#### Work instructions
Pictures in the records should not be copied, but every other part must be repeated exactly.

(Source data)
☆ ☆ ☆

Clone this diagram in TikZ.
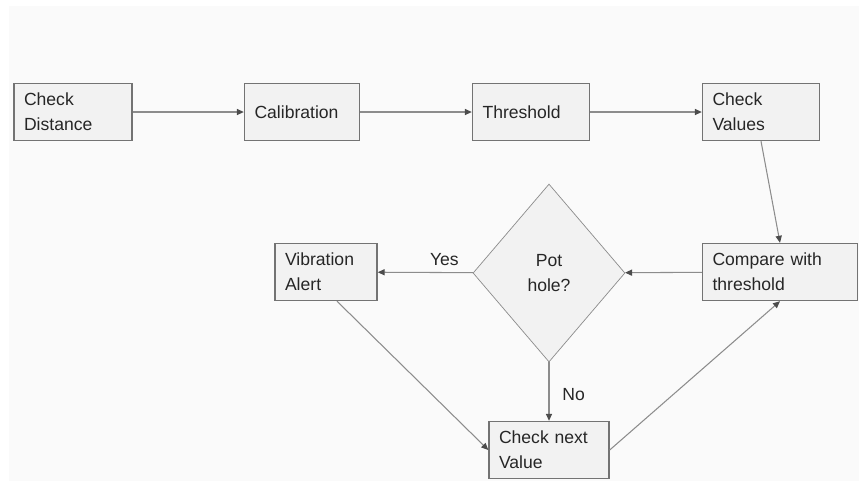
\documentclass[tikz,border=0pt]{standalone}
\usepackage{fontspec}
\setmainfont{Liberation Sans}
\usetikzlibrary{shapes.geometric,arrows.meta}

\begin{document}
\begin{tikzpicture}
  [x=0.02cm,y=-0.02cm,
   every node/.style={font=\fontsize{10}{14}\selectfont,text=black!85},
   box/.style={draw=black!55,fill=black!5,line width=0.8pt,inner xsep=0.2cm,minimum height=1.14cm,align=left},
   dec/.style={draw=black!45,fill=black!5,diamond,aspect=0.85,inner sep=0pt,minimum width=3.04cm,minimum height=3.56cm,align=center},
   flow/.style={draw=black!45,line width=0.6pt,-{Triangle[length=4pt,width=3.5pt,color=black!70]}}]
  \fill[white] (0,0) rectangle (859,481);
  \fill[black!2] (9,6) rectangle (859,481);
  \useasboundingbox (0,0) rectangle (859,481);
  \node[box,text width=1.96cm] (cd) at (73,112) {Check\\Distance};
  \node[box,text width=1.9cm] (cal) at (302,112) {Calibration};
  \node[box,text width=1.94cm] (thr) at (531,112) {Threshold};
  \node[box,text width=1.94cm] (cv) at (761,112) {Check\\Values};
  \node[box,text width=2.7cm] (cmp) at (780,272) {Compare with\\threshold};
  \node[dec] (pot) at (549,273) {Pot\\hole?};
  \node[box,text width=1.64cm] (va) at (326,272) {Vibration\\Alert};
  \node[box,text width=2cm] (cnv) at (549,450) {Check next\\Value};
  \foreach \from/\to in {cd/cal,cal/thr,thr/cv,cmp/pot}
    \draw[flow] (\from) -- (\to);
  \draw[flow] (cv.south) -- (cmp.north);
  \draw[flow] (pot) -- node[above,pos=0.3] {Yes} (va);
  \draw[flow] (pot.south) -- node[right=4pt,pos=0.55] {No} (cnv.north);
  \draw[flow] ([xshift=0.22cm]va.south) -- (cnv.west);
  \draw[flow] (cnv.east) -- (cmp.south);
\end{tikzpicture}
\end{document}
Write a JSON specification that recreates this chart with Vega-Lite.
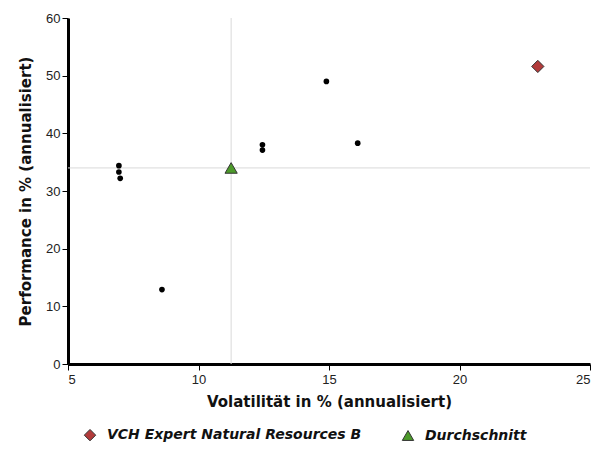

☆ ☆ ☆

#### Task answer
Clone this diagram in TikZ.
\documentclass[tikz,border=0pt]{standalone}
\usepackage{fontspec}
\setmainfont{Liberation Sans}
\usetikzlibrary{shapes.geometric,arrows.meta}

\begin{document}
\begin{tikzpicture}
  [x=0.02cm,y=-0.02cm,
   every node/.style={font=\fontsize{10}{14}\selectfont,text=black!85},
   box/.style={draw=black!55,fill=black!5,line width=0.8pt,inner xsep=0.2cm,minimum height=1.14cm,align=left},
   dec/.style={draw=black!45,fill=black!5,diamond,aspect=0.85,inner sep=0pt,minimum width=3.04cm,minimum height=3.56cm,align=center},
   flow/.style={draw=black!45,line width=0.6pt,-{Triangle[length=4pt,width=3.5pt,color=black!70]}}]
  \fill[white] (0,0) rectangle (859,481);
  \fill[black!2] (9,6) rectangle (859,481);
  \useasboundingbox (0,0) rectangle (859,481);
  \node[box,text width=1.96cm] (cd) at (73,112) {Check\\Distance};
  \node[box,text width=1.9cm] (cal) at (302,112) {Calibration};
  \node[box,text width=1.94cm] (thr) at (531,112) {Threshold};
  \node[box,text width=1.94cm] (cv) at (761,112) {Check\\Values};
  \node[box,text width=2.7cm] (cmp) at (780,272) {Compare with\\threshold};
  \node[dec] (pot) at (549,273) {Pot\\hole?};
  \node[box,text width=1.64cm] (va) at (326,272) {Vibration\\Alert};
  \node[box,text width=2cm] (cnv) at (549,450) {Check next\\Value};
  \foreach \from/\to in {cd/cal,cal/thr,thr/cv,cmp/pot}
    \draw[flow] (\from) -- (\to);
  \draw[flow] (cv.south) -- (cmp.north);
  \draw[flow] (pot) -- node[above,pos=0.3] {Yes} (va);
  \draw[flow] (pot.south) -- node[right=4pt,pos=0.55] {No} (cnv.north);
  \draw[flow] ([xshift=0.22cm]va.south) -- (cnv.west);
  \draw[flow] (cnv.east) -- (cmp.south);
\end{tikzpicture}
\end{document}
Write a JSON specification that recreates this chart with Vega-Lite.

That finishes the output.